Indie

Thomas Dollbaum Is A Budding Countryish Indie Rock Star

Thomas Dollbaum, it might seem, is the beneficiary of good timing. His excellent new album, Birds Of Paradise (out Friday), is composed of countryish rock songs set in the seedier corners of his native Florida. Dollbaum, 32 and currently living in New Orleans, has an MFA in poetry and sings in a conversational drawl that conveys southernness despite his lack of a pronounced accent. He sounds a bit like Bobby Charles, an iconic scion of his adopted hometown who has a similar “guy you might meet at the dive bar” quality. Most notably — from a commercial perspective — the new record was made with MJ Lenderman, the current leading practitioner of this kind of music in indie rock. You can hear Lenderman’s voice singing backup on the single “Coyote” (one of 2026’s best songs), where it plays the Adam Duritz role to Dollbaum’s brawny lead vox.

But Dollbaum has actually been sitting on Birds Of Paradise for years now. Three years, in fact. Not long after the release of his promising 2022 debut Wellswood — and around the time he recorded the acclaimed 2025 EP Drive All Night — Dollbaum gathered some friends and fellow travelers at a studio in Water Valley, Mississippi in 2023. Among them was Lenderman, still a year away from putting out his breakthrough Manning Fireworks, who was recruited to play drums. Dollbaum taught the ad-hoc band his songs, and then recorded them, in just four days.

And then … he waited. A falling out with his old label over the dreaded “creative differences” put the brakes on Birds Of Paradise. Finally, the rising indie Dear Life Records — home to foundational 2020s alt-country acts Fust and Florry, as well as Lenderman’s Boat Songs – agreed to put it out, though they also had to wait a while before their slate was open.

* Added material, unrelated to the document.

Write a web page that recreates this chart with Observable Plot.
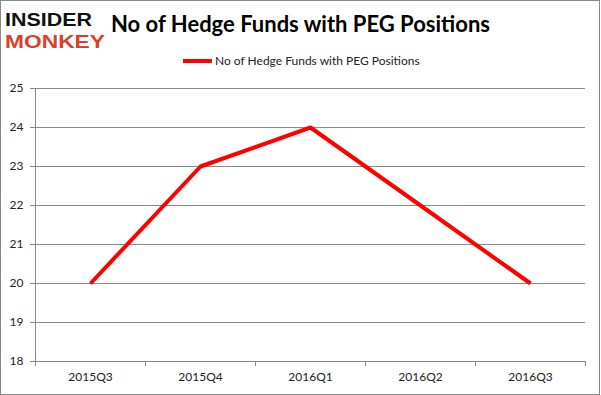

When asked about this seemingly interminable lag between creation and release, Dollbaum is surprisingly laid back. “I mean, there was a while I felt a little in the wilderness. No one really was looking at it that much. Then Dear Life had reached out, but they were just busy. They only do a certain amount of records a year,” he shrugged. “I think they planned on putting it out a year and a half ago. I was like, ‘Well, I’ve already waited almost half a year, a year, so why not just wait and put it out with some people I like?’”

Dollbaum is equally noncommittal when considering that the delay might be a good thing, given the current audience for his style of music. “I don’t think it hurts, at all,” he replied. “I think it also got the amount of time it needed to be digested, even by me. Took a while to get everything in order. It’s in a good place, like it’s the best version of itself it can be.”

No matter his casual demeanor, Dollbaum looks like a potential star in the increasingly crowded scene he populates. On songs like “Florida” and “Whippits/Trailer Lights,” he exhibits a natural storytelling ability imbued with the regional specificity that’s set Lenderman and Karly Hartzman apart in that world. His work is populated by down-and-out losers and drifters in search of a break or maybe just a warm bed for the night. This immersive quality carries over to new tracks like “Big Boi,” based on a true story about two drug addicts Dollbaum inadvertently wound up taxiing around one morning on the way to a local “pill mill.”

Comparisons to Lenderman — as well as older indie troubadours like Damien Jurado, an acknowledged influence — are obvious. But Dollbaum’s music has an extra layer of sturdy, heartland rock muscle that also puts him in the Jason Isbell zone. Like Isbell, Dollbaum is an acolyte of John Prine, and that Americana strain ought to make Birds Of Paradise an object of obsession for that audience once they get around to hearing it.